>> Start Entries provided

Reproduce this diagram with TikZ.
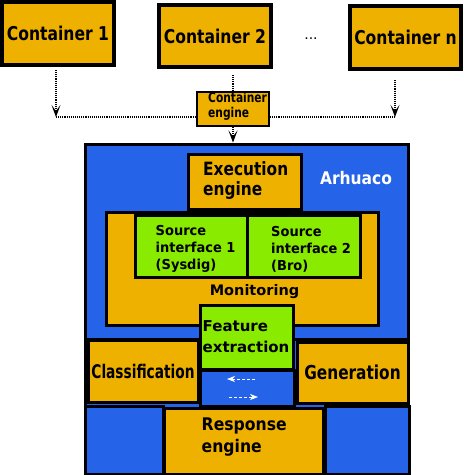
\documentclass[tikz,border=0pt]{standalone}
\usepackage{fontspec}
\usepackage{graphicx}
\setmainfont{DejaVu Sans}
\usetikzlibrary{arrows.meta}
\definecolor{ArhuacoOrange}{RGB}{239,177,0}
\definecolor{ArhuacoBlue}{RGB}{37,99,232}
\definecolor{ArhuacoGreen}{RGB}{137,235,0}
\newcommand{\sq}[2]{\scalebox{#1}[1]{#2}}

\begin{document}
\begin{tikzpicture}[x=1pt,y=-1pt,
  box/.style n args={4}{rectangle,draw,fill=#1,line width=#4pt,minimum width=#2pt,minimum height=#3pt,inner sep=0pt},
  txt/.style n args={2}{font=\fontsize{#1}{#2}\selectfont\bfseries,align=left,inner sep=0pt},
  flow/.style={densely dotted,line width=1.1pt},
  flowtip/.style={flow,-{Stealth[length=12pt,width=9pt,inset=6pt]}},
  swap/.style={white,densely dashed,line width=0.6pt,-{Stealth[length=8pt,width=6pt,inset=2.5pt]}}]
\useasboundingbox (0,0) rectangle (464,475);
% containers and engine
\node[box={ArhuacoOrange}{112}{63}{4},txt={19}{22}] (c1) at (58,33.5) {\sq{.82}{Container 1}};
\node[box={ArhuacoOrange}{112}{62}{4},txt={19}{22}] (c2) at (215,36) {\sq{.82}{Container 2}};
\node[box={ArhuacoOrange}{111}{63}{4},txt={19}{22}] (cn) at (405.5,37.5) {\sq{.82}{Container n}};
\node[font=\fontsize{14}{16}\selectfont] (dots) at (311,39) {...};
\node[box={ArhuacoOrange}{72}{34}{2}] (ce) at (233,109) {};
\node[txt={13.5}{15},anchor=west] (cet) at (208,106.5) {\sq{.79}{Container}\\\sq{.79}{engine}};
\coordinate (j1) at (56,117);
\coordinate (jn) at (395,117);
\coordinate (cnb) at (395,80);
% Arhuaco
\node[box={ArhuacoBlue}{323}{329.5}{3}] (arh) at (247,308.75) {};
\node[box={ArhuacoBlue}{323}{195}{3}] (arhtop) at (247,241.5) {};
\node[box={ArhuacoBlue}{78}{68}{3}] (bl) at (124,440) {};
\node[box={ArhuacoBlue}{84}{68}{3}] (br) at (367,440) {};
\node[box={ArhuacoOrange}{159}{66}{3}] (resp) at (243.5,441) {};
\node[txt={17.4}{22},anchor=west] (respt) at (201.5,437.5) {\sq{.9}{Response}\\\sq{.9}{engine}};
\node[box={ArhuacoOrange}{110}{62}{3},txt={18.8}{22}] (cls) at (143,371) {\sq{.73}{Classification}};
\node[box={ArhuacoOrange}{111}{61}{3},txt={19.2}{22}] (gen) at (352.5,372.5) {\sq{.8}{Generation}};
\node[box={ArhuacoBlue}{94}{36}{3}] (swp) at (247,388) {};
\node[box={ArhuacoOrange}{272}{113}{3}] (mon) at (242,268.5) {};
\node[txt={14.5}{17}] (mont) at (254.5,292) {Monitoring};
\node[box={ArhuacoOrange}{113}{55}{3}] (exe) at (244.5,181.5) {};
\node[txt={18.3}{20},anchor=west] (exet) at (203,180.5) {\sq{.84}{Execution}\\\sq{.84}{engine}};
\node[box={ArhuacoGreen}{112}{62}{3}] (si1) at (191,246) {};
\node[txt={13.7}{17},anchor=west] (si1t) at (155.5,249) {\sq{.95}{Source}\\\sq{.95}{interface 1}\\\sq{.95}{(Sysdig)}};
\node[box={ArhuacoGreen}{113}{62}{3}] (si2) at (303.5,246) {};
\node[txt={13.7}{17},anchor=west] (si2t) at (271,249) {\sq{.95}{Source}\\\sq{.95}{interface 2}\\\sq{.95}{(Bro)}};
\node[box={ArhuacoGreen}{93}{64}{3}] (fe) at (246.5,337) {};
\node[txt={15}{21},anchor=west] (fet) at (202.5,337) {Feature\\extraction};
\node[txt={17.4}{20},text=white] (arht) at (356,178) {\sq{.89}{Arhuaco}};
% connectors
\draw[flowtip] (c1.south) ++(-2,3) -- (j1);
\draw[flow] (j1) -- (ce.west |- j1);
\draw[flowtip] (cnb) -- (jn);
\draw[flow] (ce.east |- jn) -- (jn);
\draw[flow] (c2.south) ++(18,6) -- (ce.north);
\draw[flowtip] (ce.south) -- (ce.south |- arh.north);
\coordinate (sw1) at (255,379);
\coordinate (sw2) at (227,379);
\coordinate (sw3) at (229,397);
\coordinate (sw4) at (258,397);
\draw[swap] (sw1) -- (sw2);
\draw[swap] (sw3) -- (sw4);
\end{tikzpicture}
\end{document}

>> End Entries provided
>> Start Entries provided

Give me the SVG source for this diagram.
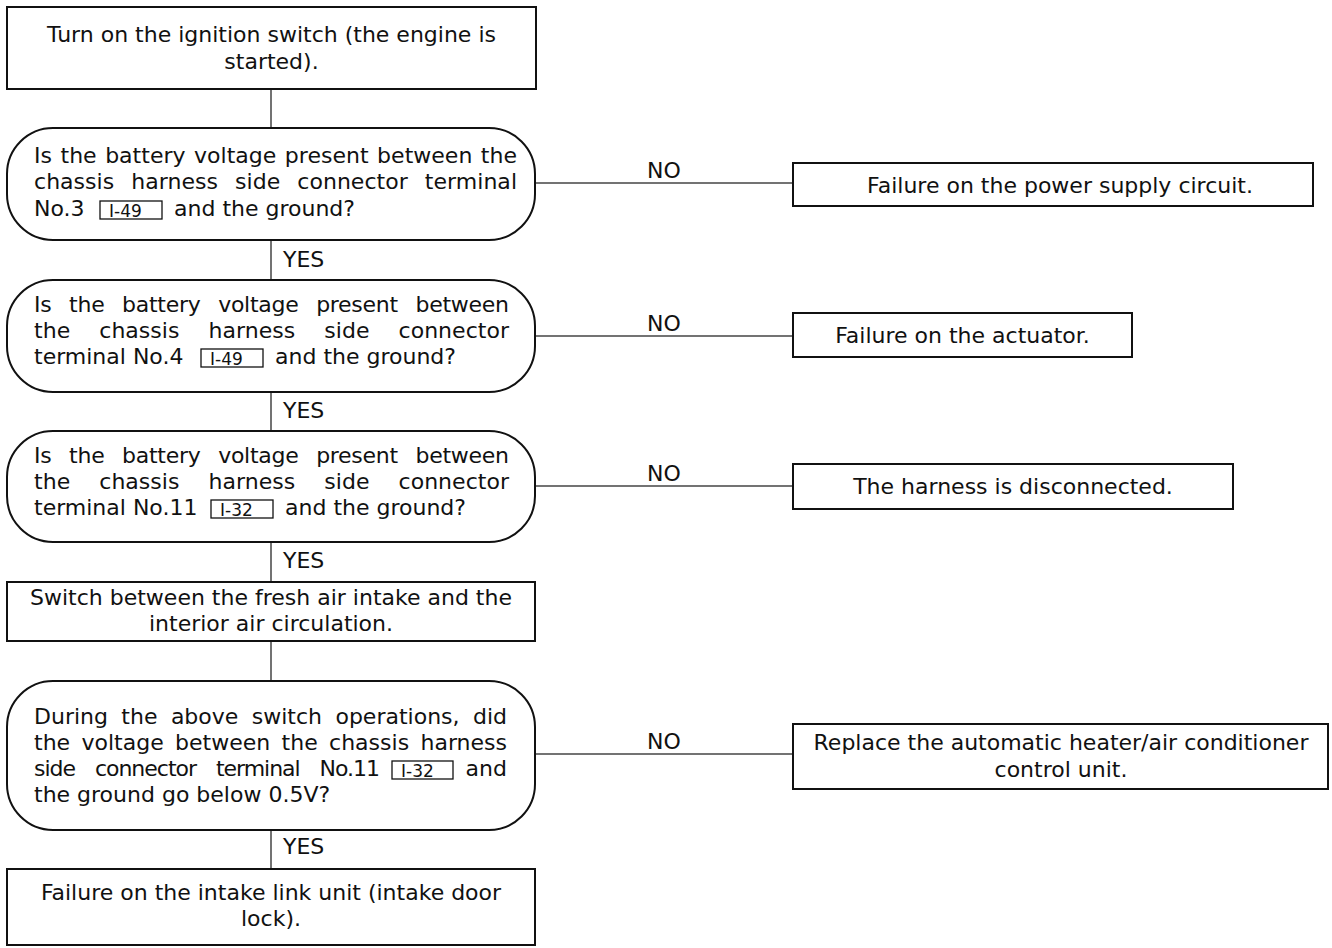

>> End Entries provided

Task description >>
Return only the number of lines in the preceding records that contain the string "this".

Output of the exercise >>
2